§ Your objective:
Print exactly the lines from the first one down to the line that contains "2023, 2080, 2056];", both included, and skip the pictures.
── Source excerpt ──
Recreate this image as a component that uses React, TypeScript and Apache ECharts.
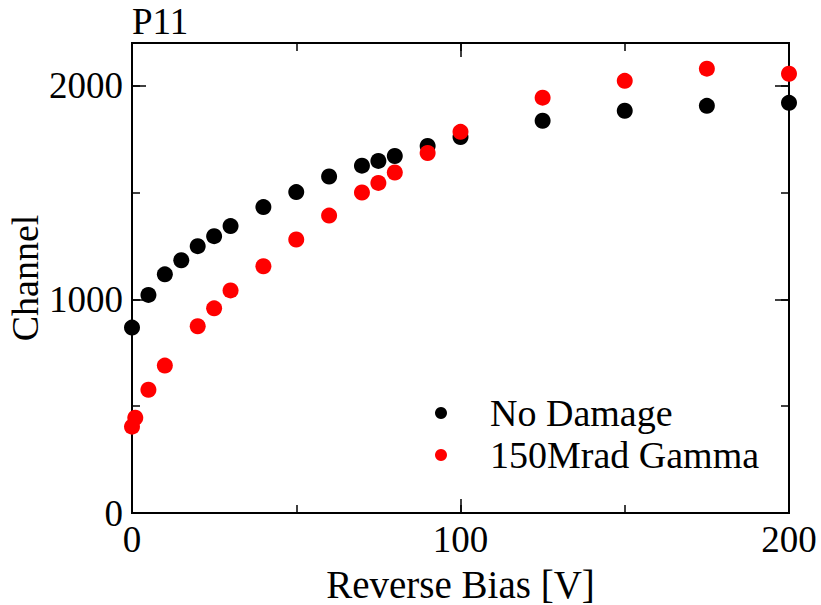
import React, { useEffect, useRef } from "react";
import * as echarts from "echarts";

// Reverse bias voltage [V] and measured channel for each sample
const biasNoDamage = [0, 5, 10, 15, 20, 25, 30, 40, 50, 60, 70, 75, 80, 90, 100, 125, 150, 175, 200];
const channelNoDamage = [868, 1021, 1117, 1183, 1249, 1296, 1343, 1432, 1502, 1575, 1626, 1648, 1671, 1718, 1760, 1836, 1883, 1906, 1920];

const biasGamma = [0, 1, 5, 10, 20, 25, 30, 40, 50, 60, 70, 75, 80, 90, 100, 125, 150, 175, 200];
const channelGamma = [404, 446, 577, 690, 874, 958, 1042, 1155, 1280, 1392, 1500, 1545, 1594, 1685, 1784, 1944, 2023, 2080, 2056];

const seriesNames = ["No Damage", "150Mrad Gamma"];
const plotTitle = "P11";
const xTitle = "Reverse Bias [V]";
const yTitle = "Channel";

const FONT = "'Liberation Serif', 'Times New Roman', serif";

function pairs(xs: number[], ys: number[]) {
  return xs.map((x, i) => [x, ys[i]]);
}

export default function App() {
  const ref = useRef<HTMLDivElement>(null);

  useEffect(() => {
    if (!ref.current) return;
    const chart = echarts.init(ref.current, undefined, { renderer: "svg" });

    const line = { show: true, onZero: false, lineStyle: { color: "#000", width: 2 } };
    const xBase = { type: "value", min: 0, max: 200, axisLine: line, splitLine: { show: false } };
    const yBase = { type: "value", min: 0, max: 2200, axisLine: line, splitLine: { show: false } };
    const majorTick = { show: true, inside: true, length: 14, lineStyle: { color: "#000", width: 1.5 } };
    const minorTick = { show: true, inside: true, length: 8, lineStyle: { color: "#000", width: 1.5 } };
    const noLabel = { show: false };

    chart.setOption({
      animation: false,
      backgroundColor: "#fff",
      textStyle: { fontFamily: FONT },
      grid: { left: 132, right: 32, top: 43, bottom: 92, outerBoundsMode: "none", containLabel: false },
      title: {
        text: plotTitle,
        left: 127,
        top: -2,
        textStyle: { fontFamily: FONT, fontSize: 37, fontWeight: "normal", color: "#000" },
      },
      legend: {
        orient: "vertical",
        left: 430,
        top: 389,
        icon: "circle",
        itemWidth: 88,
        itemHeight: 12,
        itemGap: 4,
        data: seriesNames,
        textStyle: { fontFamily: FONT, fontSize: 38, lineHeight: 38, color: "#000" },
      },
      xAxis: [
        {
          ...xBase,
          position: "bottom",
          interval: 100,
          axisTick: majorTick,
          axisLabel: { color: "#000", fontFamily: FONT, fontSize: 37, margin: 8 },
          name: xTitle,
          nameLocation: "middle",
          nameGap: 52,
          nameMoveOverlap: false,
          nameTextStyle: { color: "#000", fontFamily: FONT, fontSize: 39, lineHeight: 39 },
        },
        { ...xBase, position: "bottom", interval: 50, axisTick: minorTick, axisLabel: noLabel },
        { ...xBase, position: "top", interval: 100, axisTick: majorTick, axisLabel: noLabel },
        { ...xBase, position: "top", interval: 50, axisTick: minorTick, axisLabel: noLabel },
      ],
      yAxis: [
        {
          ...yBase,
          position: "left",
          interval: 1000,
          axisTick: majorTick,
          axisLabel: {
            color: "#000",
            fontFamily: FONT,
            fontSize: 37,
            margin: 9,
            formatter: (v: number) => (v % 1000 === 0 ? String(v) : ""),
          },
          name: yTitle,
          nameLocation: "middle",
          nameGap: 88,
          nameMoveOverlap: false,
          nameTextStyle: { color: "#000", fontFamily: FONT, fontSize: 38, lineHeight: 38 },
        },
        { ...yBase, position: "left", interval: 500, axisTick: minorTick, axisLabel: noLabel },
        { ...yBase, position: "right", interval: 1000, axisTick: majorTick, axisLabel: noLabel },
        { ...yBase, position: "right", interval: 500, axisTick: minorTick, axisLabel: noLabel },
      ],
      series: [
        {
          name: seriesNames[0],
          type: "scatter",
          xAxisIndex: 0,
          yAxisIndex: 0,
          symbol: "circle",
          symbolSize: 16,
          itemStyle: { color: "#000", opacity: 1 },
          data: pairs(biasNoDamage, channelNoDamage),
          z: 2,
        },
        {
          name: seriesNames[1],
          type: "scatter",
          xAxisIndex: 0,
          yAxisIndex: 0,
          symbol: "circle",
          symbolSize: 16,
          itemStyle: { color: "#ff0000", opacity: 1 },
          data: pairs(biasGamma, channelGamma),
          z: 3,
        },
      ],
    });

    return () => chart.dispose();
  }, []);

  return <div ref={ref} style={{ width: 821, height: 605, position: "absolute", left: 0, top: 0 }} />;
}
───
§ Result of the task:
Recreate this image as a component that uses React, TypeScript and Apache ECharts.
import React, { useEffect, useRef } from "react";
import * as echarts from "echarts";

// Reverse bias voltage [V] and measured channel for each sample
const biasNoDamage = [0, 5, 10, 15, 20, 25, 30, 40, 50, 60, 70, 75, 80, 90, 100, 125, 150, 175, 200];
const channelNoDamage = [868, 1021, 1117, 1183, 1249, 1296, 1343, 1432, 1502, 1575, 1626, 1648, 1671, 1718, 1760, 1836, 1883, 1906, 1920];

const biasGamma = [0, 1, 5, 10, 20, 25, 30, 40, 50, 60, 70, 75, 80, 90, 100, 125, 150, 175, 200];
const channelGamma = [404, 446, 577, 690, 874, 958, 1042, 1155, 1280, 1392, 1500, 1545, 1594, 1685, 1784, 1944, 2023, 2080, 2056];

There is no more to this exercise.